"Temporary
like Achilles" (Fugaz como Aquiles).
Canción de Bob
Dylan.
Cuando se descubre que héroes deportivos como Lance
Armstrong o Tiger Woods no son tan honorables como muchos hubiéramos querido
creer sus defensores tienen la posibilidad de decir: “Bueno, al menos no murió
nadie”. Esa coartada ya no sirve en el caso de Oscar Pistorius, el más heroico
de todos, obligándonos una vez más a reflexionar sobre la maquinaria comercial
que pretende convencernos de que existe una correlación entre la excelencia
deportiva y la calidad humana.
Las empresas que pagan millonadas a los deportistas
para utilizarlos como cebo para que el público compre sus productos han
procurado vender la premisa de que no solo pedalean bien, corren bien, pegan
bien a una pelota sino que son ejemplos morales a seguir. Las historias siempre
ofrecen variaciones sobre el mismo tema. Han superado una infancia difícil, una
enfermedad complicada o —en el caso inverosímil de Pistorius— la amputación de
sus piernas y al final, tras un sobrehumano esfuerzo, han conquistado la
gloria. Ergo son grandes personas. Ergo, si usted compra nuestra zapatilla,
bebe de nuestra botella, conduce nuestro coche estará adquiriendo no solo una
zapatilla, una bebida o un coche. Viene incluido un magnífico valor agregado:
se le contagiará, por una especie de ósmosis mágica, el espíritu noble y
triunfador del famoso que nos patrocina.
Un artículo ayer en el Financial Times
identificaba al “complejo deportivo-industrial” como el gran y pernicioso
fabricante de mitos deportivos. O sea, las grandes empresas patrocinadoras
cuyos ojeadores viajan por el mundo, contratos en mano, a la caza de
deportistas deslumbrantes de 14 años. Una vez seleccionado el individuo se
espera a ver si triunfa y, si lo logra, se eligen cuidadosamente anécdotas de
su breve historia para elaborar la biografía de un pequeño dios. Y, sí, es
verdad que ahí es donde origina el dinero, la fuente de todos los males, pero
una vez que empieza a fluir aparecen muchas personas dispuestas a lubricar la
máquina de los sueños. Los agentes, los compañeros de equipo, los clubes, todos
sacan su tajada y todos aportan lo suyo para que la imagen del deportista en
cuestión se mantenga debidamente endiosada. Vean, por ejemplo, la conspiración
de silencio que protegió a Armstrong durante tantos años.
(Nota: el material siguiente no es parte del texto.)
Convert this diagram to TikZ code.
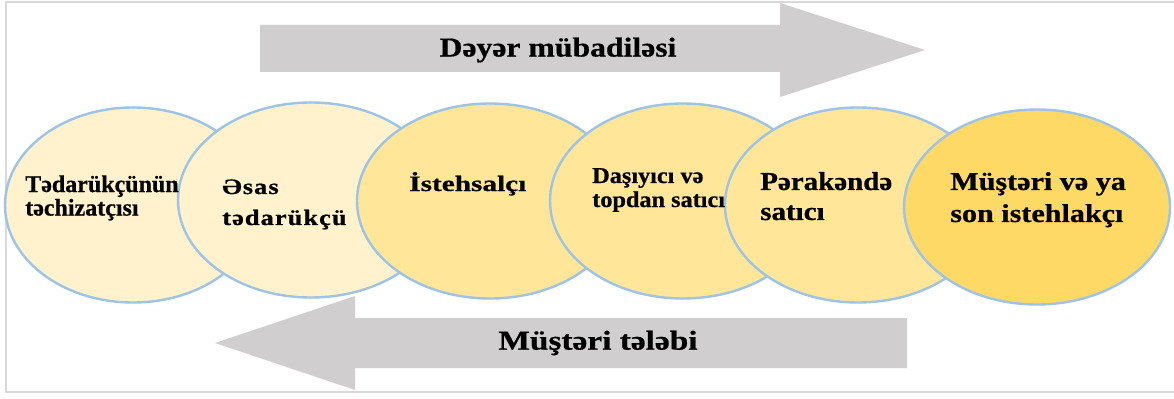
\documentclass[tikz,border=0pt]{standalone}
\usepackage{fontspec}
\setmainfont{Liberation Serif}[BoldFeatures={FakeBold=0.6}]
\usetikzlibrary{shapes.geometric}
\usepackage{graphicx}

\definecolor{creamfill}{HTML}{FFF2CC}
\definecolor{goldlight}{HTML}{FFE699}
\definecolor{goldmid}{HTML}{FFD966}
\definecolor{ringblue}{HTML}{9DC3E6}
\definecolor{arrowgray}{HTML}{D0CECE}
\definecolor{framegray}{HTML}{D9D9D9}

% horizontally stretched, left-aligned block whose baseline is its first line
\newcommand\widetext[2]{\scalebox{#1}[1]{\begin{tabular}[t]{@{}l@{}}#2\end{tabular}}}

\tikzset{
  stage/.style={ellipse, draw=ringblue, line width=1.8pt, inner sep=0pt,
    minimum width=199.5pt, minimum height=146.25pt},
  stagetext/.style={anchor=base west, inner sep=0pt, text=black},
  flowarrow/.style={fill=arrowgray, draw=none},
  flowtext/.style={inner sep=0pt, text=black,
    font=\fontsize{20.5}{22}\selectfont\bfseries},
  framerule/.style={draw=framegray, line width=1.5pt}
}

\begin{document}
\begin{tikzpicture}[x=0.75pt,y=-0.75pt]
\useasboundingbox (0,0) rectangle (1174,399);
\fill[white] (0,0) rectangle (1174,399);

% open frame: left, top and bottom rules
\draw[framerule] (1174,2) -- (6,2) -- (6,392) -- (1174,392);

% value exchange arrow (left to right)
\fill[flowarrow] (260,25) -- (780,25) -- (780,3) -- (925,50)
  -- (780,97) -- (780,72) -- (260,72) -- cycle;
% customer demand arrow (right to left)
\fill[flowarrow] (907,318) -- (355,318) -- (355,296) -- (215,343)
  -- (355,390) -- (355,368) -- (907,368) -- cycle;

\node[flowtext] (valuetxt) at (558,50) {\scalebox{1.16}[1]{Dəyər mübadiləsi}};
\node[flowtext] (demandtxt) at (598,343) {\scalebox{1.22}[1]{Müştəri tələbi}};

% supply chain stages, each overlapping the previous one
\node[stage, fill=creamfill, minimum width=192pt] (e1) at (133,205) {};
\node[stage, fill=creamfill] (e2) at (311,200) {};
\node[stage, fill=goldlight] (e3) at (490,201) {};
\node[stage, fill=goldlight] (e4) at (683,201) {};
\node[stage, fill=goldlight] (e5) at (858,205) {};
\node[stage, fill=goldmid] (e6) at (1037,207) {};

\node[stagetext, font=\fontsize{18}{17.25}\selectfont\bfseries] (t1) at (25,192)
  {\widetext{1.0}{Tədarükçünün\\təchizatçısı}};
\node[stagetext, font=\fontsize{16.5}{23.25}\selectfont\bfseries\addfontfeature{LetterSpace=4}] (t2) at (222,194)
  {\widetext{1.2}{Əsas\\tədarükçü}};
\node[stagetext, font=\fontsize{16.5}{18}\selectfont\bfseries] (t3) at (409,191)
  {\widetext{1.33}{İstehsalçı}};
\node[stagetext, font=\fontsize{17}{18}\selectfont\bfseries] (t4) at (592,183)
  {\widetext{1.07}{Daşıyıcı və\\topdan satıcı}};
\node[stagetext, font=\fontsize{19.4}{22.5}\selectfont\bfseries] (t5) at (760,190)
  {\widetext{1.12}{Pərakəndə\\satıcı}};
\node[stagetext, font=\fontsize{19.3}{24}\selectfont\bfseries] (t6) at (950,190)
  {\widetext{1.17}{Müştəri və ya\\son istehlakçı}};
\end{tikzpicture}
\end{document}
Pero nada de esto funcionaría, y esto es lo
absolutamente determinante, sin la complicidad del público y de los medios. No
porque ellos también saquen dinero sino más bien porque el trasfondo de todo,
la razón del éxito de la máquina de los sueños, es precisamente que los seres
humanos tienen, como siempre han tenido, la necesidad de soñar. Quieren creer
en héroes, y quizá más aún en estos tiempos en los que, más allá de la guerra
por otros medios que es el deporte, se vislumbran tan pocos. No hay generales o
políticos o incluso grandes figuras religiosas que nos inspiren, como en otras
épocas, o si los hubiera se pueden contar con los dedos de una mano.
Entonces nuestro afán de creer en la existencia de
superhombres, en referentes que acaparan las más admiradas virtudes humanas, se
acaba concentrando en unos jóvenes selectos que en realidad son tan falibles
como todo el resto de la especie. Y que muchas veces se vuelven más falibles
aún ante el deseo desesperado de mantenerse en la cima o ante la falta de los
mecanismos de defensa necesarios para convivir con la fama, la riqueza y el
desfile de novias guapas que se les presentan sin perder la cabeza.
Los hay que no la pierden. O eso quisiéramos pensar,
claro, hasta que nos sacuda la siguiente mala sorpresa. Aunque quizá la
sorpresa más grande sea que más de nuestras divinidades deportivas no exploten,
que no recurran al dopaje, o a las drogas, o al alcohol, o que sus historias no
acaben en tragedia, como la de Pistorius o el exportero del Barcelona y de la
selección alemana, Robert Enke, que se suicidó.
La regla general para que los deportistas sobrevivan
la celebridad es tener la suerte de haber dado con una familia o, si eso falla,
un agente, o compañeros de equipo o de club que les sepa mantener los pies en
la tierra. Pero hay excepciones a la regla también. En el eterno intento de
imponer la lógica a nuestra enigmática existencia tendemos a construir teorías
que lo explican todo, casi siempre después de los hechos. Como también somos
incapaces de evitar el impulso a buscar culpables. Habrá explicaciones y habrá
culpables en mayor o menor medida, dependiendo del caso. Lo podemos
racionalizar o complicar todo lo que queramos, pero al final de lo que se trata
es de la infinita variedad y el insondable misterio de la vida misma.